Exercise directions >>
Below are the records. Retype, exactly, the lines from the first through the line with "import plotly.graph_objects as go", and leave out the pictures.

Start

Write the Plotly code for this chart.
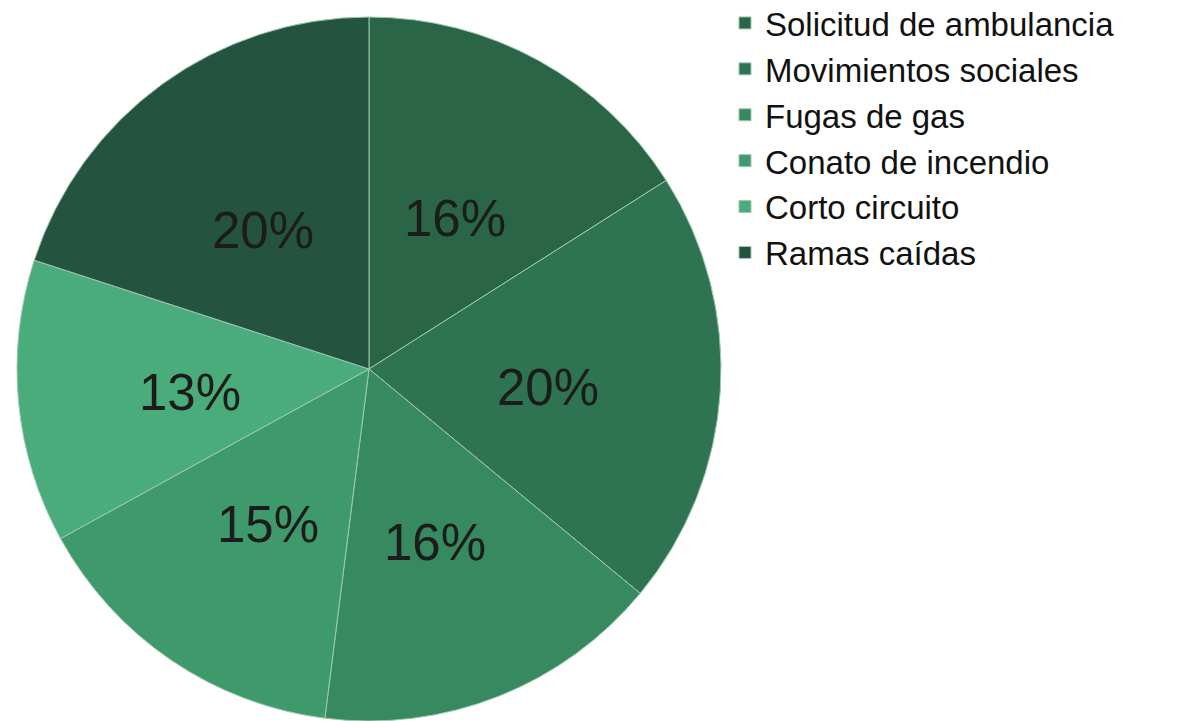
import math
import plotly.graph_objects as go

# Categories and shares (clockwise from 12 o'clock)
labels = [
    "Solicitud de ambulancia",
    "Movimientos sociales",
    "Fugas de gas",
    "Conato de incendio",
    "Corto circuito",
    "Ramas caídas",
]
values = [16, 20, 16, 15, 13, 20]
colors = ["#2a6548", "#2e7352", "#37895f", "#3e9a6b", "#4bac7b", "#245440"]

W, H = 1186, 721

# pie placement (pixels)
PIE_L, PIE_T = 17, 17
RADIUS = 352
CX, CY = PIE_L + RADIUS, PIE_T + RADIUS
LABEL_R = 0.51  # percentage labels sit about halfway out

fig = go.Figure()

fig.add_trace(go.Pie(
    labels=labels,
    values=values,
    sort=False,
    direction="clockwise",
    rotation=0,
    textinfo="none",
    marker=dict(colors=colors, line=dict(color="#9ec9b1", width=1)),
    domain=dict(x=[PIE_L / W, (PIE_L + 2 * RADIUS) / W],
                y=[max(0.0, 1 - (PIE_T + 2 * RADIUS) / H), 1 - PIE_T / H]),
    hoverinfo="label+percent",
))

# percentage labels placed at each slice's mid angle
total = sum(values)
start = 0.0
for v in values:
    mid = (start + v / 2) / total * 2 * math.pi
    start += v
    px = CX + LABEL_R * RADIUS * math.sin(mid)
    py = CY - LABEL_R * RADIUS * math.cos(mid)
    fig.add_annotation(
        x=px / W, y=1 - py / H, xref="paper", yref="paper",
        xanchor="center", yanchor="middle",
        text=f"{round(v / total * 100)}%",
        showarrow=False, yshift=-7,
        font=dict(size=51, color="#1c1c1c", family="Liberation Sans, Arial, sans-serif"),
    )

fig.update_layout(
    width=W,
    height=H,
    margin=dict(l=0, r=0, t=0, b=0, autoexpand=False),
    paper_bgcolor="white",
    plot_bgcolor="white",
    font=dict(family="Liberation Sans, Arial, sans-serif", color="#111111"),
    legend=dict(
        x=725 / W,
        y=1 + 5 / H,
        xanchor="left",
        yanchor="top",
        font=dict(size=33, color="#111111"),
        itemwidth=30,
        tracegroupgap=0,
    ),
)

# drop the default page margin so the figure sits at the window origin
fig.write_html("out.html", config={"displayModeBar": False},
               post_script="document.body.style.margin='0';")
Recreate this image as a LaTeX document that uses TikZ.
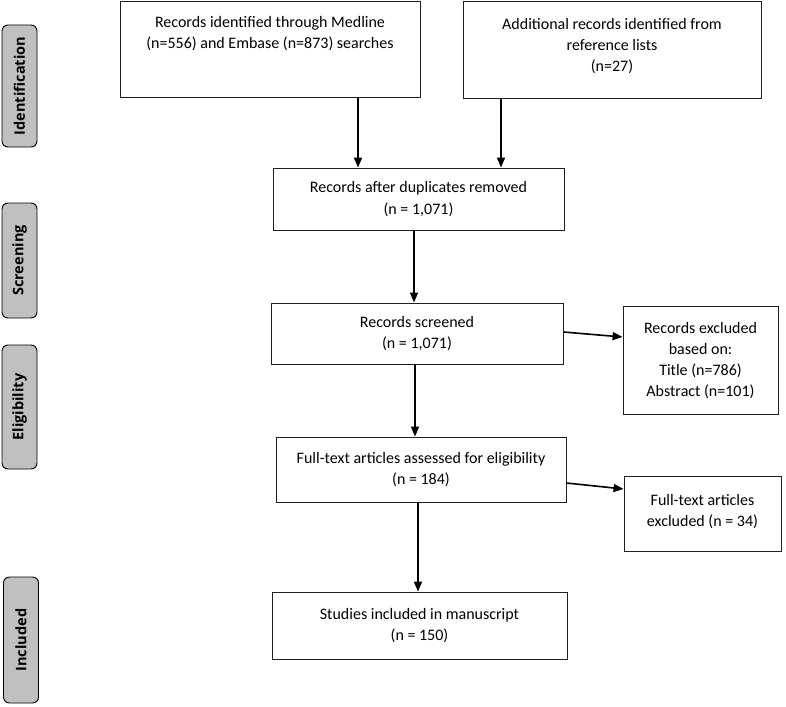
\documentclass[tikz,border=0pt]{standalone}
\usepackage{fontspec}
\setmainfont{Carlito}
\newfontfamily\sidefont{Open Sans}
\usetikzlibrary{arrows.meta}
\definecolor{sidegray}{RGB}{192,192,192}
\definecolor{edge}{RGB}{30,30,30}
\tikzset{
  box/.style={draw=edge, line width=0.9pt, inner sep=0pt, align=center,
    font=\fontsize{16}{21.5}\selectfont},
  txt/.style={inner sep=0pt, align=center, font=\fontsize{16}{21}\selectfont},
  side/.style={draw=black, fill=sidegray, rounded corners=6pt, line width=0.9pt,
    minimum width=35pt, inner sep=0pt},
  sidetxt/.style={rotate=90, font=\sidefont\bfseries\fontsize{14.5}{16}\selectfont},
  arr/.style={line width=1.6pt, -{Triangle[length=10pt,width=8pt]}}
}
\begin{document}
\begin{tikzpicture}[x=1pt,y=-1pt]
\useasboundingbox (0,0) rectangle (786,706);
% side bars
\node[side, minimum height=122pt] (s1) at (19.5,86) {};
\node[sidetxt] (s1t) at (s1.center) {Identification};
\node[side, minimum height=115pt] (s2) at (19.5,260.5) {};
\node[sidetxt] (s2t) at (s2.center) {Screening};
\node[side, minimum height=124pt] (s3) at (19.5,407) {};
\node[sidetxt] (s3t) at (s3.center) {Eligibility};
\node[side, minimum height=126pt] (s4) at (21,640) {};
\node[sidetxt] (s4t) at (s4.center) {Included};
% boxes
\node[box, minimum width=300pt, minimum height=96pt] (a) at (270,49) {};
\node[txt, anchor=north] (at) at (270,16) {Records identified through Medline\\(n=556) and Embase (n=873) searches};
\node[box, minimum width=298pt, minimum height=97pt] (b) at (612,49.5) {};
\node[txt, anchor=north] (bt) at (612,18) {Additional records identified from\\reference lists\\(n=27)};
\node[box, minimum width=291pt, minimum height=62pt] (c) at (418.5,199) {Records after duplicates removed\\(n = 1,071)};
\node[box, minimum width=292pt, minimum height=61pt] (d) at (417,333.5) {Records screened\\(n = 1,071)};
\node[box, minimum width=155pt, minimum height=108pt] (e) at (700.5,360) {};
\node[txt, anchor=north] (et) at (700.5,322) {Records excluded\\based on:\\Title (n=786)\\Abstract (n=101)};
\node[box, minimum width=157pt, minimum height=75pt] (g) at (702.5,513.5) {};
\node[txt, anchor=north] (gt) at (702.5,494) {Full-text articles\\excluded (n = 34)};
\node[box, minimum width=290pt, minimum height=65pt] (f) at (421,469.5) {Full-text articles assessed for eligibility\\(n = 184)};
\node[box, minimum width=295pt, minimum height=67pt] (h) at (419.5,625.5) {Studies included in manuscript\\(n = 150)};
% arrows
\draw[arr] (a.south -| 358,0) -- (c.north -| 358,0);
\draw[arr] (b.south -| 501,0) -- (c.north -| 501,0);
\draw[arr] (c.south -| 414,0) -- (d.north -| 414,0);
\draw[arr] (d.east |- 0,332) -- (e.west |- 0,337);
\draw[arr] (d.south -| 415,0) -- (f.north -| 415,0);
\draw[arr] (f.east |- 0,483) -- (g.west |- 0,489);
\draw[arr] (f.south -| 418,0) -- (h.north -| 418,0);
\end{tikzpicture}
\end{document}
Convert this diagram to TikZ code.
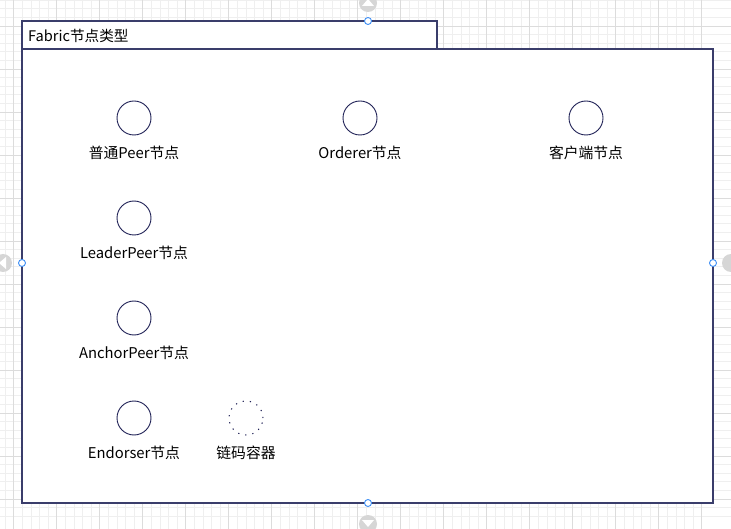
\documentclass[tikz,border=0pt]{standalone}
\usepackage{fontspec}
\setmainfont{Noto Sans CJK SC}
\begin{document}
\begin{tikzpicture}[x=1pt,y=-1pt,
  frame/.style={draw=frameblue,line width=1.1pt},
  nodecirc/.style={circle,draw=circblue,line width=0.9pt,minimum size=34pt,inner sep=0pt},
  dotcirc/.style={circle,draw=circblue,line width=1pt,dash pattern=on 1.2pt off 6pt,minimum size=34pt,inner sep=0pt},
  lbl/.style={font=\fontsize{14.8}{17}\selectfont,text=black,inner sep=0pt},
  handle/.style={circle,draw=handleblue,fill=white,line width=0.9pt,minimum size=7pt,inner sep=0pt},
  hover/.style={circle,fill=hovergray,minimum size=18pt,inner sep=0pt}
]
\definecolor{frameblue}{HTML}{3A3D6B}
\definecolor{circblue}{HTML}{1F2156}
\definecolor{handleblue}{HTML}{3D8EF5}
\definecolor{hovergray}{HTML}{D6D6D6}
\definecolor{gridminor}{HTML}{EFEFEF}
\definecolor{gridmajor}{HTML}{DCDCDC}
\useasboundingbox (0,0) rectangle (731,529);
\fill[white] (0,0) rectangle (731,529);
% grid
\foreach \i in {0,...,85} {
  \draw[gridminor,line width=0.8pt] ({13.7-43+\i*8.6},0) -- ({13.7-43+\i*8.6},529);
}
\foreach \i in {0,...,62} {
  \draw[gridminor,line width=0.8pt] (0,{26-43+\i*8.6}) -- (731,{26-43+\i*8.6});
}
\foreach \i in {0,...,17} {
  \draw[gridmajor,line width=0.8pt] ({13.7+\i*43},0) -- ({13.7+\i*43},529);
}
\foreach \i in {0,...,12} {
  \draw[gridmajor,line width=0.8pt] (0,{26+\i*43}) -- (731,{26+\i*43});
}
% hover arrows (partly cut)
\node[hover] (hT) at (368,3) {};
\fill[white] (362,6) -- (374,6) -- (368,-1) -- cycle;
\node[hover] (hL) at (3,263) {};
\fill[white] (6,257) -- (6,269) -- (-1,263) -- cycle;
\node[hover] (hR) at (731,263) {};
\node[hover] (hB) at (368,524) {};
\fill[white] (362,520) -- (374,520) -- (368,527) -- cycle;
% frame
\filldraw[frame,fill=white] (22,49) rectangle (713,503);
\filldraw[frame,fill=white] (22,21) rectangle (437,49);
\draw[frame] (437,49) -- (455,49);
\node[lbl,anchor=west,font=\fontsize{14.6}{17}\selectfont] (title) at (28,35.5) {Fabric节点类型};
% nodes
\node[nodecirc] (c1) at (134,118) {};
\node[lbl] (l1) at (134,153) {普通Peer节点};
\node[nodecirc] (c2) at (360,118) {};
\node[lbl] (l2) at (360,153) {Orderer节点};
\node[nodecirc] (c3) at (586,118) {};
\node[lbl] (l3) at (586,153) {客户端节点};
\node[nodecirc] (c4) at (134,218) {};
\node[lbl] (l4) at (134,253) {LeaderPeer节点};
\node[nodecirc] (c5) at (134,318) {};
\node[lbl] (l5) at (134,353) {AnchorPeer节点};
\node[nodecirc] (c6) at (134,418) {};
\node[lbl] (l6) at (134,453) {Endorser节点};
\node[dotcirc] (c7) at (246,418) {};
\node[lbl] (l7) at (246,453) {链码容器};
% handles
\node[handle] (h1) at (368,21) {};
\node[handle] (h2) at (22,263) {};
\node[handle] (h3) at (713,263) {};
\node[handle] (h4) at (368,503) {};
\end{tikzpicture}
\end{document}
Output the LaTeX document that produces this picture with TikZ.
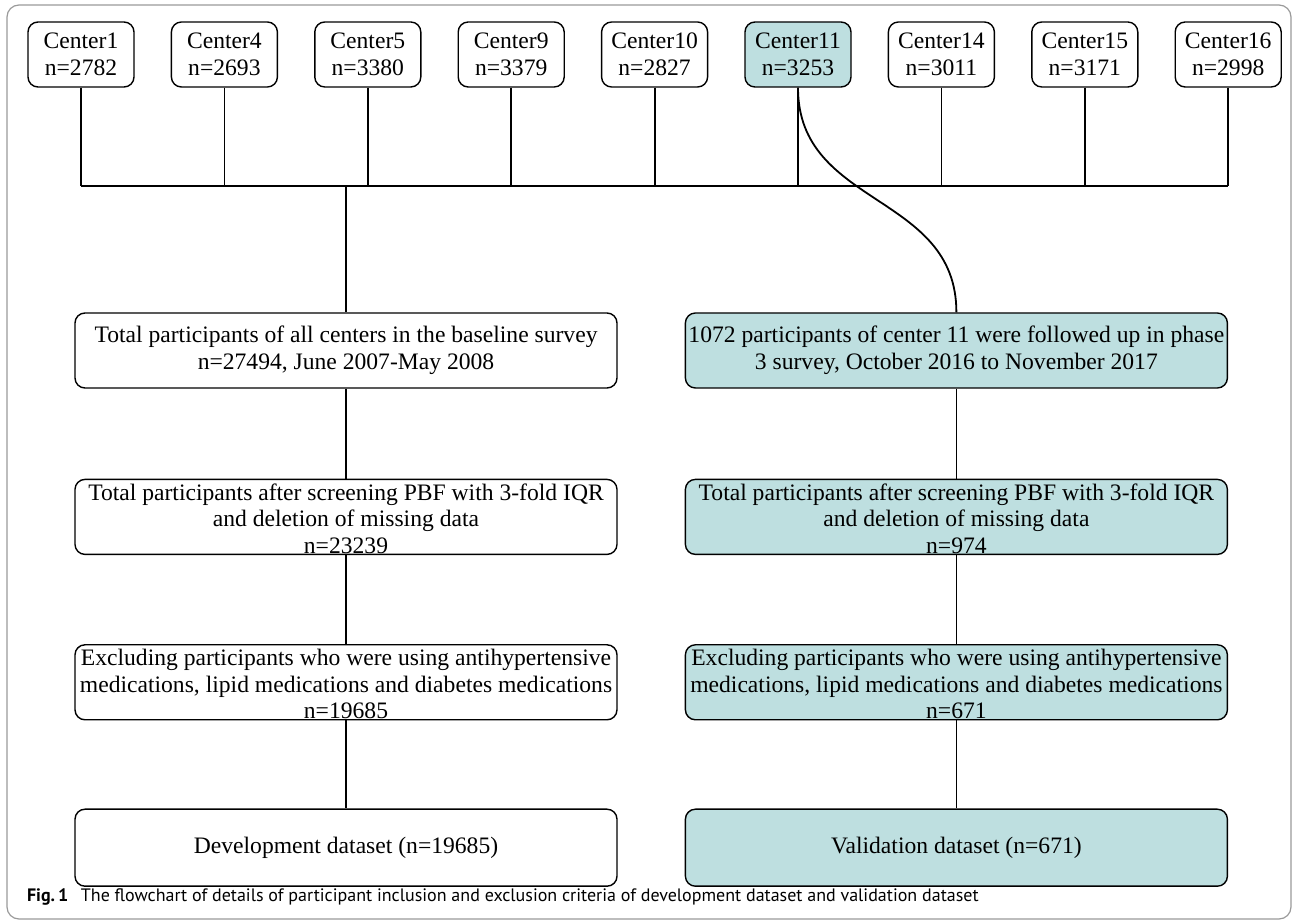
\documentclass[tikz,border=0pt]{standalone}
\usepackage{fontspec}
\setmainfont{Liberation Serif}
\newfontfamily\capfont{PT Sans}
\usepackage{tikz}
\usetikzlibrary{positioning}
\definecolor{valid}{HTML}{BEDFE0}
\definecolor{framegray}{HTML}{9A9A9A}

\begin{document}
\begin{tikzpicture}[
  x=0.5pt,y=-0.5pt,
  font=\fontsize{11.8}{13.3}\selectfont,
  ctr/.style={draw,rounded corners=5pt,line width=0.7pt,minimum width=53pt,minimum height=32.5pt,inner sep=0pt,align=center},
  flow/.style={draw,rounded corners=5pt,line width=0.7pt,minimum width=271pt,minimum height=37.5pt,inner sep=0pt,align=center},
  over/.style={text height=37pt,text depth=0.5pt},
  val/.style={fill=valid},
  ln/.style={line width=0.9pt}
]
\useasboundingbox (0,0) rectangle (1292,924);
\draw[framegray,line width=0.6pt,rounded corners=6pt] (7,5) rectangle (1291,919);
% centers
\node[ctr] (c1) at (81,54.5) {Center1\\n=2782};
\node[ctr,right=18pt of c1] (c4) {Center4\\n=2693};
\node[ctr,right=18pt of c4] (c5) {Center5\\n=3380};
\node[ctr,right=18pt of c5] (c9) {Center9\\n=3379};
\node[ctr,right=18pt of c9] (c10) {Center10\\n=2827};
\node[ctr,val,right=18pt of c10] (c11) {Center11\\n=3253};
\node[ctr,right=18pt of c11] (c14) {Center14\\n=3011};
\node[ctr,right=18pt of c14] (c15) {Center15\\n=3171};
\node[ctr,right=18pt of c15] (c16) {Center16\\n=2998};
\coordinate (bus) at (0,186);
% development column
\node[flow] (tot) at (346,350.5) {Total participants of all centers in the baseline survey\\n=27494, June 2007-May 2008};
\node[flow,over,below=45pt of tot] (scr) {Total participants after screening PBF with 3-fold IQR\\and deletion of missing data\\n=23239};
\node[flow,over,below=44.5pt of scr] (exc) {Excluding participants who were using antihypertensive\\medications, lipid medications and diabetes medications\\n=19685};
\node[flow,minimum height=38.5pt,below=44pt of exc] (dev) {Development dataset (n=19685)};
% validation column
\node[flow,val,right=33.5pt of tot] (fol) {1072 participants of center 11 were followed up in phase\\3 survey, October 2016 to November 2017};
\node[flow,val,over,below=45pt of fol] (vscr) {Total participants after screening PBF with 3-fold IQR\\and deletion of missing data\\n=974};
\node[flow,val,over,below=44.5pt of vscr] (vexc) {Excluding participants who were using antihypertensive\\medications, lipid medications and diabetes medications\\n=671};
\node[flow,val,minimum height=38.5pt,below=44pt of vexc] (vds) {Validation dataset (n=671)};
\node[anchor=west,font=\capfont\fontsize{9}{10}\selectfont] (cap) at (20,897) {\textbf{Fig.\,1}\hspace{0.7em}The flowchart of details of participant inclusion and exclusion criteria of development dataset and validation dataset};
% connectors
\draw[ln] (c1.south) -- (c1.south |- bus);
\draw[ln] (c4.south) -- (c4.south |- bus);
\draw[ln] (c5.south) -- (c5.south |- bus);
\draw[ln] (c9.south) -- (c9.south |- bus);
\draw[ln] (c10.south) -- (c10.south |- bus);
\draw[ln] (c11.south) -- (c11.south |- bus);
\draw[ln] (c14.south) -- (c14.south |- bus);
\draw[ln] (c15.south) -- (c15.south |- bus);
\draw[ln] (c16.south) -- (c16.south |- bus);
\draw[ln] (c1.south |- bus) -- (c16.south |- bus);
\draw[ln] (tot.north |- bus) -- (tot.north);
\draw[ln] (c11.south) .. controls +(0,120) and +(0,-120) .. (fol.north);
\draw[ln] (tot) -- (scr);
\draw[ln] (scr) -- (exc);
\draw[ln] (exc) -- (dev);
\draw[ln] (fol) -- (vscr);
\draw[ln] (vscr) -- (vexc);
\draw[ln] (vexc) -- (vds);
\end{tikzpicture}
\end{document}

End

Result of this exercise >>
Write the Plotly code for this chart.
import math
import plotly.graph_objects as go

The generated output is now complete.